The Army’s chief information officer on Tuesday said he is addressing the service’s lagging enterprise technology modernization with plans to stand up a cloud program office in the next 90 days and run a series of pilot programs over the next two years focused on adopting an IT “as-a-service” model.  

Lt. Gen. Bruce Crawford told attendees at an Association of the United States Army event the new “Enterprise IT As-a-Service” approach will shift a focus to industry bringing in contractor owned and operated IT to modernize the enterprise network, while officials are also establishing new pathfinders to refocus the cloud migration effort.

Army CIO Lt. Gen. Bruce T. Crawford Photo: U.S. Army.

“In the next 12 to 24 months…you can expect the Army to start experimenting with a fundamentally different approach when it comes to modernizing the enterprise,” Crawford said. “And that different approach is exploring options that involve various ‘as-a-service’ models provided by commercial and defense industry.”

Crawford noted the current approach to IT would take the Army beyond 2030 to full modernize its enterprise network.

“The Army’s enterprise network at its current level of investment and pace of modernization cannot meet the immediate future warfighting requirements to optimize force readiness,” Crawford said.

The new “as-a-service” model is meant to get new tech integrated faster by buying access to the IT rather than outright purchasing the hardware or software, with officials now focusing on replacing outdated legacy capabilities of 50 high priority Army posts rather than incrementally upgrading all 288 installations.

“Enterprise IT As-a-Service” will start with three pilot programs in FY ’19, followed by up to eight programs in FY ’20, which will include technologies for the network itself, services related to the network and individual devices.  

The first effort will focus on enterprise technology at the Futures Command headquarters in Austin, Texas, according to Crawford.

Crawford said the Army’s retooled approach to the cloud will include standing up a cloud program office and releasing a new data strategy within the next 90 days, while also setting up five pathfinder efforts in FY ’19 to ensure officials have the proper infrastructure to avoid previous cloud migration missteps.

“Our near-term focus is posturing ourselves to leverage general purpose and fit-for-purpose hybrid cloud hosting capabilities.
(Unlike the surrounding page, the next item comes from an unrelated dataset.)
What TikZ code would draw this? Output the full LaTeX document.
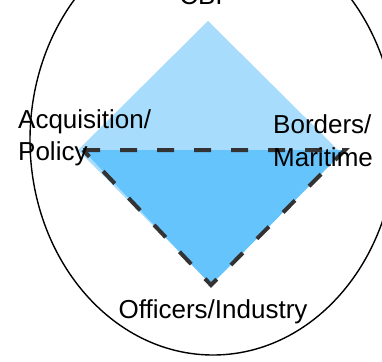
\documentclass[tikz,border=0pt]{standalone}
\usepackage{fontspec}
\setmainfont{Liberation Sans}
\usepackage{tikz}
\usetikzlibrary{positioning,calc}

\definecolor{lightsky}{RGB}{168,220,252}
\definecolor{darksky}{RGB}{102,196,252}
\definecolor{dashgray}{RGB}{51,51,51}

\begin{document}
\begin{tikzpicture}[
    x=1pt, y=-1pt,
    outer/.style={draw=black, line width=1.4pt},
    current/.style={fill=lightsky},
    target/.style={fill=darksky},
    bound/.style={draw=dashgray, line width=4pt, dash pattern=on 17pt off 20pt, line join=miter},
    lbl/.style={font=\fontsize{26}{33}\selectfont, inner sep=0pt, align=left}
]
    \useasboundingbox (0,0) rectangle (382,361);

    % Vertices of the current profile
    \coordinate (cbi) at (208,21);
    \coordinate (acq) at (78,150);
    \coordinate (off) at (210,283);
    \coordinate (bor) at (338,150);

    % Vertices of the target profile
    \coordinate (tacq) at (83,150);
    \coordinate (tbor) at (345,150);
    \coordinate (toff) at (211,285);

    % Current profile (light)
    \path[current] (cbi) -- (acq) -- (off) -- (bor) -- cycle;

    % Target profile (dark, dashed)
    \path[target] (tacq) -- (tbor) -- (toff) -- cycle;
    \draw[bound] (tacq) -- (tbor) -- (toff) -- cycle;

    % Outer ring
    \draw[outer] (213,140) ellipse (183 and 215);

    % Labels
    \node[lbl, anchor=base] (cbilabel) at (201,5) {CBI};
    \node[lbl, anchor=base west] (acqlabel) at (18,128) {Acquisition/};
    \node[lbl, anchor=base west] (pollabel) at (18,160) {Policy};
    \node[lbl, anchor=base west] (borlabel) at (273,133) {Borders/};
    \node[lbl, anchor=base west] (marlabel) at (273,166) {Maritime};
    \node[lbl, anchor=base] (offlabel) at (213,318) {Officers/Industry};
\end{tikzpicture}
\end{document}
There are some things that we’ve got to do in the Army to set conditions to be able to properly leverage cloud hosting capabilities,” Crawford said.

The Army’s pathfinders will focus on cloud computing considerations for tactical intelligence data, financial management applications, global force integration systems, logistics and maintenance and the tactical server.
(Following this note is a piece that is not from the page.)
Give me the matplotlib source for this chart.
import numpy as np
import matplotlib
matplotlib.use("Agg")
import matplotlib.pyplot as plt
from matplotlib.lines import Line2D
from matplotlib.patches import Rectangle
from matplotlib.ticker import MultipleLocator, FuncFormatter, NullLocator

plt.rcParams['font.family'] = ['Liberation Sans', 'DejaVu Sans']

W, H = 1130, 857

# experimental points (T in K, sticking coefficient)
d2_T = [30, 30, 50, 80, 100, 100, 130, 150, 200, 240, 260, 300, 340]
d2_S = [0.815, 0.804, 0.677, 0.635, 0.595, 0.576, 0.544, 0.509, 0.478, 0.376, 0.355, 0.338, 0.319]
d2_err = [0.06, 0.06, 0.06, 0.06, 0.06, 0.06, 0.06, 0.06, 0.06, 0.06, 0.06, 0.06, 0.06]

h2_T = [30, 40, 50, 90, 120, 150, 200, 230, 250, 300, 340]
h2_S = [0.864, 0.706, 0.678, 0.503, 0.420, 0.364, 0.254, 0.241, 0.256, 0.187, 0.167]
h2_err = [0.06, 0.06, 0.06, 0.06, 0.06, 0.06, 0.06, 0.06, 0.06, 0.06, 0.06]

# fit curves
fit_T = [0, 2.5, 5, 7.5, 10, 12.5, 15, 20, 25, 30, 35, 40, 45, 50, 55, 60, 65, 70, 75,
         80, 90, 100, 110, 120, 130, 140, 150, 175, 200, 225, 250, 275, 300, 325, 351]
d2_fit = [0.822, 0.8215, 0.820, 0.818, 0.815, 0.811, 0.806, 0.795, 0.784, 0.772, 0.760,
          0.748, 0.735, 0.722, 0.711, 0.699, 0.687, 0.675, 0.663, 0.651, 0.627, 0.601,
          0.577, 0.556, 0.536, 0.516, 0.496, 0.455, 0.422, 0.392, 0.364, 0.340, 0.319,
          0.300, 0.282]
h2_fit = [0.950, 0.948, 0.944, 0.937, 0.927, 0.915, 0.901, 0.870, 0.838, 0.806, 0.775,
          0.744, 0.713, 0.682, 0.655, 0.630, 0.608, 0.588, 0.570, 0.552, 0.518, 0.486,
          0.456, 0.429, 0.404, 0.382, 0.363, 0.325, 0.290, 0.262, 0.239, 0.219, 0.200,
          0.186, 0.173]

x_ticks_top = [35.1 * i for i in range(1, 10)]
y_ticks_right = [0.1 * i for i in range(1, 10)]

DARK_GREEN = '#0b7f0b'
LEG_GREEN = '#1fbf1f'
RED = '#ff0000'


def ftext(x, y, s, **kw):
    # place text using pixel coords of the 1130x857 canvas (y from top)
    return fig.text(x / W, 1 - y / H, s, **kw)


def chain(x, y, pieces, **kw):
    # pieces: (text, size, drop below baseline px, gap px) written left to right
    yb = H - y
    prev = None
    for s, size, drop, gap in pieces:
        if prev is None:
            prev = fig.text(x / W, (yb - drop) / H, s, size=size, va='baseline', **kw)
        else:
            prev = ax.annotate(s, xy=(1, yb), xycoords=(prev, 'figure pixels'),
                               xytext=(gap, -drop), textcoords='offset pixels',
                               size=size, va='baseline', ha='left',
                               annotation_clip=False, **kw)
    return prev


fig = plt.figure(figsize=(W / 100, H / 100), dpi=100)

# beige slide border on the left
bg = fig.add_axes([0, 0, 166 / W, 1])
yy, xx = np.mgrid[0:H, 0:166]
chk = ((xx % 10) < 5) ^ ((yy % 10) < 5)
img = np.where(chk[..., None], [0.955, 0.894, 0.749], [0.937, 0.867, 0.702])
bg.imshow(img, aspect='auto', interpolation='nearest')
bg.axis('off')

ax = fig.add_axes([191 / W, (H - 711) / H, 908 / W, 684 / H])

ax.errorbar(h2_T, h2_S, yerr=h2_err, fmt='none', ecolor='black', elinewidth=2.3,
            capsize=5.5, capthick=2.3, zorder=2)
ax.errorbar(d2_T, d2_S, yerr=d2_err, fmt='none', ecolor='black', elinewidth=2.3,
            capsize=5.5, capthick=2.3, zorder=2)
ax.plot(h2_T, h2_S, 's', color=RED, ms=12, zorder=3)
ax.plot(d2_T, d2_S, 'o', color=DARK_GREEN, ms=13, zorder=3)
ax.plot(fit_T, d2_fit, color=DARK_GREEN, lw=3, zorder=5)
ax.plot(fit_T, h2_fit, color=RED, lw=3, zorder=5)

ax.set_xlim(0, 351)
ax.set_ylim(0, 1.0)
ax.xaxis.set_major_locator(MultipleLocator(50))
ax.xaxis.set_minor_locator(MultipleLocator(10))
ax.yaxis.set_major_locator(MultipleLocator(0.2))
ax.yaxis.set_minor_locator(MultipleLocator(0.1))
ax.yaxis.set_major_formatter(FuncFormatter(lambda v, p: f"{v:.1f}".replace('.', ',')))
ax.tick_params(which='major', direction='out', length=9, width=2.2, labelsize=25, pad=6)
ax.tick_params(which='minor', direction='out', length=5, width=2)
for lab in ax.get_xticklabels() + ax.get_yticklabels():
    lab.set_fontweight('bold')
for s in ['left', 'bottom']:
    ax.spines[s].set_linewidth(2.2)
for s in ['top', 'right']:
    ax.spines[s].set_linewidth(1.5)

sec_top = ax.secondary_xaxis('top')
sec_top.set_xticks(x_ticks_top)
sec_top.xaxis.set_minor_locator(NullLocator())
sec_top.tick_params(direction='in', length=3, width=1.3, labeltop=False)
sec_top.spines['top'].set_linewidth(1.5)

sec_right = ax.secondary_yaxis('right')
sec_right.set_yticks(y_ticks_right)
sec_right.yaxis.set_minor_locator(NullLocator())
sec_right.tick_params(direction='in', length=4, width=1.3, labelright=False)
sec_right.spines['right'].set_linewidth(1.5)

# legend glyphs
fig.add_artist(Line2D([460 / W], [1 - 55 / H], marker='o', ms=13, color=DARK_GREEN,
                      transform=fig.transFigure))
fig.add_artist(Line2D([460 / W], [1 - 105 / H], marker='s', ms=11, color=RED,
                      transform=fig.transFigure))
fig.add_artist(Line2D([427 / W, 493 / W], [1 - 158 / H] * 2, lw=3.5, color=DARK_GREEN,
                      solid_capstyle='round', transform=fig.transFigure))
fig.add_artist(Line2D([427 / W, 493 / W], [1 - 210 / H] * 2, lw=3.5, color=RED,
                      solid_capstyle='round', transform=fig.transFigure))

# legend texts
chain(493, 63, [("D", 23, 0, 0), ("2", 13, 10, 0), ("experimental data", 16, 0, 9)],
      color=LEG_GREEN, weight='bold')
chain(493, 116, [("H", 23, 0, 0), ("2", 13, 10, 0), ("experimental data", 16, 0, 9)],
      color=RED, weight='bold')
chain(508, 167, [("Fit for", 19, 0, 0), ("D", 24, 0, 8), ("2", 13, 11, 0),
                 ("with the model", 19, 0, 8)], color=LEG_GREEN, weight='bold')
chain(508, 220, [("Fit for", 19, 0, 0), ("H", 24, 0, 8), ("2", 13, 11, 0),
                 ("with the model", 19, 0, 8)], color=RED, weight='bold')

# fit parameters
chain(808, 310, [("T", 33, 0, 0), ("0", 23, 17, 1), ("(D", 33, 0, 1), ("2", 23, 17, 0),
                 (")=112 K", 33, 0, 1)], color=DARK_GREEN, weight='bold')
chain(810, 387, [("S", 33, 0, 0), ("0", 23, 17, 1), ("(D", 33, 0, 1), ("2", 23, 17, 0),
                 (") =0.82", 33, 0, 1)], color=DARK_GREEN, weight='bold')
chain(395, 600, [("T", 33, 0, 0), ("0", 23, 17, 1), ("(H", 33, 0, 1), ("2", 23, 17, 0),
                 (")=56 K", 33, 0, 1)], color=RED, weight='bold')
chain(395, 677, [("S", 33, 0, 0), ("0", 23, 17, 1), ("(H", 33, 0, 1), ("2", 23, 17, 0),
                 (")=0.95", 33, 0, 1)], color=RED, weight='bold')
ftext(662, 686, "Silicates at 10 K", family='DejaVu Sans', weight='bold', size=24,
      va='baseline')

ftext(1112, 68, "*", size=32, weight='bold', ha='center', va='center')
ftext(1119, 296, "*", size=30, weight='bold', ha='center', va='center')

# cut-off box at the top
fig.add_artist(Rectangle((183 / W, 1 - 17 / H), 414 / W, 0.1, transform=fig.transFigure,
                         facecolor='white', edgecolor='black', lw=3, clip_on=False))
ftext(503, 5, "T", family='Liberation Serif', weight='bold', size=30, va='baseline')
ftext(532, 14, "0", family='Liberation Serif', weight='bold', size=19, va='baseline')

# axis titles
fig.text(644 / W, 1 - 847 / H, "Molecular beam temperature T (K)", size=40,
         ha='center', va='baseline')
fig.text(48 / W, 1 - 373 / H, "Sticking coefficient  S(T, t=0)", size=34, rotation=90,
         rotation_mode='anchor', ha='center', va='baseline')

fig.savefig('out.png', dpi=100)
“Rather than a five- to 10-year cloud strategy, we really want to focus on getting after those five pilots. My instincts tell me there will be significantly more given the interest. A win for the Army is that 24 months from now we’ve grown the capacity, whether it’s contract writing or in other areas, to institutionally learn how to do this,” Crawford said.

Crawford added that the Army is expected to award two contracts in the near future to ensure the service has the manning and contract writing capacity for eventual cloud efforts.

“It’s no secret. This isn’t the Army’s first venture with the cloud,” Crawford told reporters following the event. “What we’re trying to do, this whole idea of setting conditions, is to say big Army is going to help you help incentive [cloud migration] by putting in place those managed services contracts that you need to go through the rationalization process and actually move [to the cloud].”

The Army in the last six months has conducted market research with companies such as Netflix, AirBnB, the banking industry, as well as government organization to receive feedback on taking an incremental approach to cloud adoption, according to Crawford.